Pleistocene art implies to me that this kind of mutuality may have existed for tens of thousands of years, but once we learned to keep horses in paddocks and learned to ride, the relationship became formalized. It’s no exaggeration to say that the invention of riding was to early civilization what the invention of computers has been to us: a genuine, world-shaking Revolution with a capital R. Until riding began, travel by boat was the only convenient form of long-distance travel. We were, essentially, prisoners of th
e waterways.
But once people learned to ride, a new kind of ocean—an ocean of grassland—could be navigated, with only a little physical effort on our part. Horses offered people, for the first time, the experience of freedom. The interiors of Asia, North America, and South America were no longer barriers but beacons. Undulations of grass, daunting to a human on foot, become tantalizing temptations when we are mounted: Come hither, the grass whispers. See what’s over this next rise.
* * *
When I read about the deaths of the New Forest ponies, and about the ancient custom of humans protecting them from eating too many acorns, I began wondering about the origins of this protective behavior and, indeed, of riding itself. Which step came first? When and how did riding begin? The conventional scientific view suggests that riding, along with the domestication of the horse, first occurred in central Asia. (It’s important to separate the two phenomena. Riding is one event, archaeologically speaking, and horse domestication a different event. It’s quite possible, for example, that people began riding horses long before they domesticated them.) We don’t have an earliest date for riding, but we do have an earliest known date for domestication. Researchers investigating an archaeological site called Botai in Kazakhstan found what appear to be small “corrals” in which mares were milked. Bits of broken pottery recovered from these enclosures have revealed animal fats unique to horse milk, confirming the theory that mares were domesticated at this site. The site dates from about 5,500 years ago and is widely known as the first definitive evidence of people keeping horses. However, there is no evidence at Botai of riding.

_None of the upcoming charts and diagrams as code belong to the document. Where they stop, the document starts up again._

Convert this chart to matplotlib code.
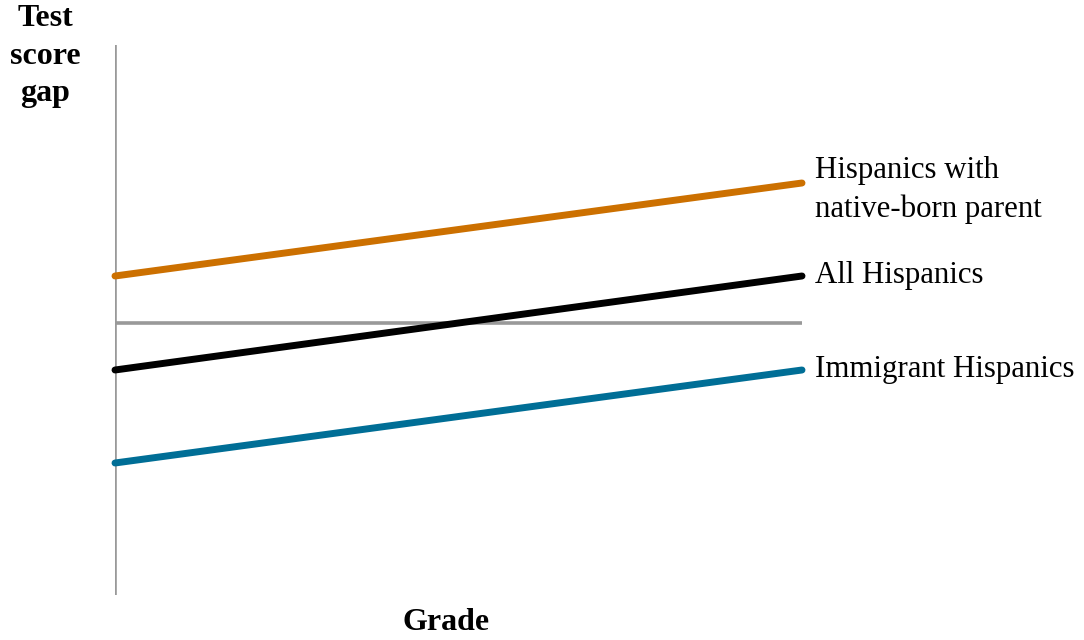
import matplotlib
matplotlib.use("Agg")
import matplotlib.pyplot as plt

# schematic: test score gap vs grade (arbitrary units, 0 = no gap)
grades = [0, 1]
series_names = ["Hispanics with\nnative-born parent", "All Hispanics", "Immigrant Hispanics"]
series_vals = [[0.47, 1.40], [-0.47, 0.47], [-1.40, -0.47]]
series_colors = ["#CC7000", "#000000", "#006E96"]

plt.rcParams["font.family"] = ["Liberation Serif", "DejaVu Serif"]

fig = plt.figure(figsize=(10.84, 6.4), dpi=100)
ax = fig.add_axes([115 / 1084, 45 / 640, 687 / 1084, 550 / 640])
ax.set_xlim(0, 1)
ax.set_ylim(-2.72, 2.78)
ax.axis("off")

# axes lines
ax.plot([0, 0], [-2.72, 2.78], color="#999999", lw=2.6, solid_capstyle="butt", zorder=1)
ax.plot([0, 1], [0, 0], color="#999999", lw=2.6, solid_capstyle="butt", zorder=1)

for name, vals, c in zip(series_names, series_vals, series_colors):
    ax.plot(grades, vals, color=c, lw=5, solid_capstyle="round", zorder=3, clip_on=False)
    dy = -0.07 if "\n" in name else 0.0
    ax.text(1.019, vals[-1] + dy, name, fontsize=22.2, va="center", ha="left",
            linespacing=1.38, clip_on=False)

fig.text(45 / 1084, 1 - 56 / 640, "Test\nscore\ngap", fontsize=23, fontweight="bold",
         ha="center", va="center", linespacing=1.38)
fig.text(446 / 1084, 1 - 622 / 640, "Grade", fontsize=23, fontweight="bold",
         ha="center", va="center")

fig.savefig("out.png", dpi=100)
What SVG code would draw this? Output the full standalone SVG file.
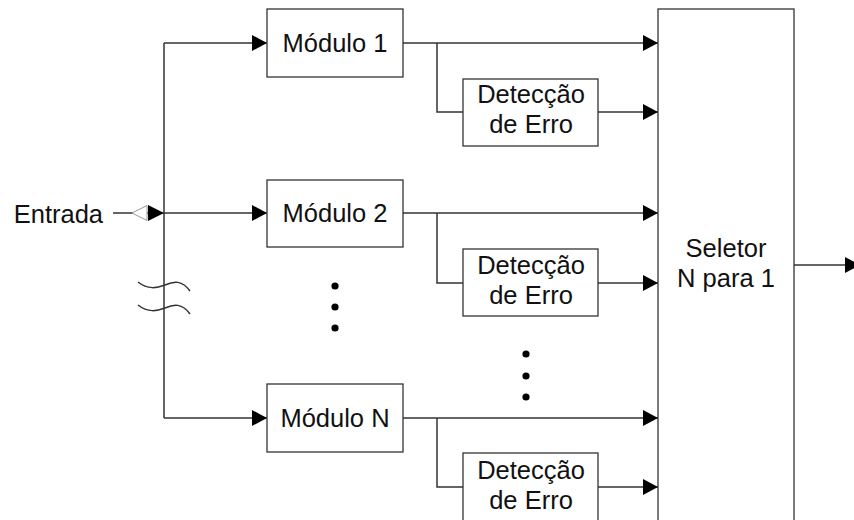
<svg xmlns="http://www.w3.org/2000/svg" width="854" height="520" viewBox="0 0 854 520">
  <style>
    .box { fill: #ffffff; stroke: #333333; stroke-width: 1.3; }
    .wire { fill: none; stroke: #333333; stroke-width: 1.5; }
    .lbl { font-family: "Liberation Sans", Arial, sans-serif; font-size: 25.5px; fill: #111111; text-anchor: middle; }
    .dot { fill: #000000; }
  </style>
  <defs>
    <marker id="arrow" viewBox="0 0 15 16" refX="15" refY="8" markerWidth="15" markerHeight="16" markerUnits="userSpaceOnUse" orient="auto">
      <path d="M0,0 L15,8 L0,16 Z" fill="#000000"/>
    </marker>
  </defs>
  <rect width="854" height="520" fill="#ffffff"/>

  <!-- connectors -->
  <g id="connectors">
    <!-- input line and distribution bus -->
    <path class="wire" d="M113,213 H164"/>
    <path d="M132,213 L147,205.5 L147,220.5 Z" fill="#ffffff" stroke="#999999" stroke-width="1"/>
    <path d="M164,213 L148,205 L148,221 Z" fill="#000000"/>
    <path class="wire" d="M164,43 V418"/>
    <path class="wire" d="M164,43 H267" marker-end="url(#arrow)"/>
    <path class="wire" d="M164,213 H267" marker-end="url(#arrow)"/>
    <path class="wire" d="M164,418 H267" marker-end="url(#arrow)"/>
    <!-- break marks on the bus -->
    <path class="wire" d="M138,282 C148,290 157,288 165,285 C174,281 182,280 190,291"/>
    <path class="wire" d="M138,305 C148,313 157,311 165,308 C174,304 182,303 190,314"/>

    <!-- module 1 outputs -->
    <path class="wire" d="M403,43 H658" marker-end="url(#arrow)"/>
    <path class="wire" d="M437,43 V112 H463"/>
    <path class="wire" d="M598,112 H658" marker-end="url(#arrow)"/>
    <!-- module 2 outputs -->
    <path class="wire" d="M403,213 H658" marker-end="url(#arrow)"/>
    <path class="wire" d="M437,213 V283 H463"/>
    <path class="wire" d="M598,283 H658" marker-end="url(#arrow)"/>
    <!-- module N outputs -->
    <path class="wire" d="M403,418 H658" marker-end="url(#arrow)"/>
    <path class="wire" d="M437,418 V487 H463"/>
    <path class="wire" d="M598,487 H658" marker-end="url(#arrow)"/>

    <!-- selector output -->
    <path class="wire" d="M794,265 H860" marker-end="url(#arrow)"/>
  </g>

  <g id="entrada">
    <text class="lbl" x="103" y="223" style="text-anchor:end">Entrada</text>
  </g>

  <g id="modulo1">
    <rect class="box" x="267" y="9" width="136" height="68"/>
    <text class="lbl" x="335" y="52">Módulo 1</text>
  </g>
  <g id="deteccao1">
    <rect class="box" x="463" y="79" width="135" height="67"/>
    <text class="lbl" x="531" y="103">Detecção</text>
    <text class="lbl" x="531" y="133">de Erro</text>
  </g>

  <g id="modulo2">
    <rect class="box" x="267" y="180" width="136" height="67"/>
    <text class="lbl" x="335" y="222">Módulo 2</text>
  </g>
  <g id="deteccao2">
    <rect class="box" x="463" y="249" width="135" height="67"/>
    <text class="lbl" x="531" y="274">Detecção</text>
    <text class="lbl" x="531" y="304">de Erro</text>
  </g>

  <g id="moduloN">
    <rect class="box" x="267" y="384" width="136" height="68"/>
    <text class="lbl" x="335" y="427">Módulo N</text>
  </g>
  <g id="deteccaoN">
    <rect class="box" x="463" y="453" width="135" height="70"/>
    <text class="lbl" x="531" y="479">Detecção</text>
    <text class="lbl" x="531" y="509">de Erro</text>
  </g>

  <g id="seletor">
    <rect class="box" x="658" y="9" width="136" height="520"/>
    <text class="lbl" x="726" y="257">Seletor</text>
    <text class="lbl" x="726" y="287">N para 1</text>
  </g>

  <!-- ellipsis dots -->
  <g id="reticencias">
    <circle class="dot" cx="335" cy="286" r="3.6"/>
    <circle class="dot" cx="335" cy="307" r="3.6"/>
    <circle class="dot" cx="335" cy="328" r="3.6"/>
    <circle class="dot" cx="526" cy="354" r="3.6"/>
    <circle class="dot" cx="526" cy="376" r="3.6"/>
    <circle class="dot" cx="526" cy="397" r="3.6"/>
  </g>
</svg>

Absence of evidence, though, is not evidence of absence. Horses could have been ridden or kept for milk long before Botai existed, but no one has found any definitive proof of this. Given that cattle and sheep were domesticated at least ten thousand years ago, and given that horses are better able than cattle to survive on cold northern plains (just like Whisper, they can use their hoofs to break through ice to drink or to scrape away snow to find grass; cattle cannot), it makes sense that horses would have been domesticated long before Botai.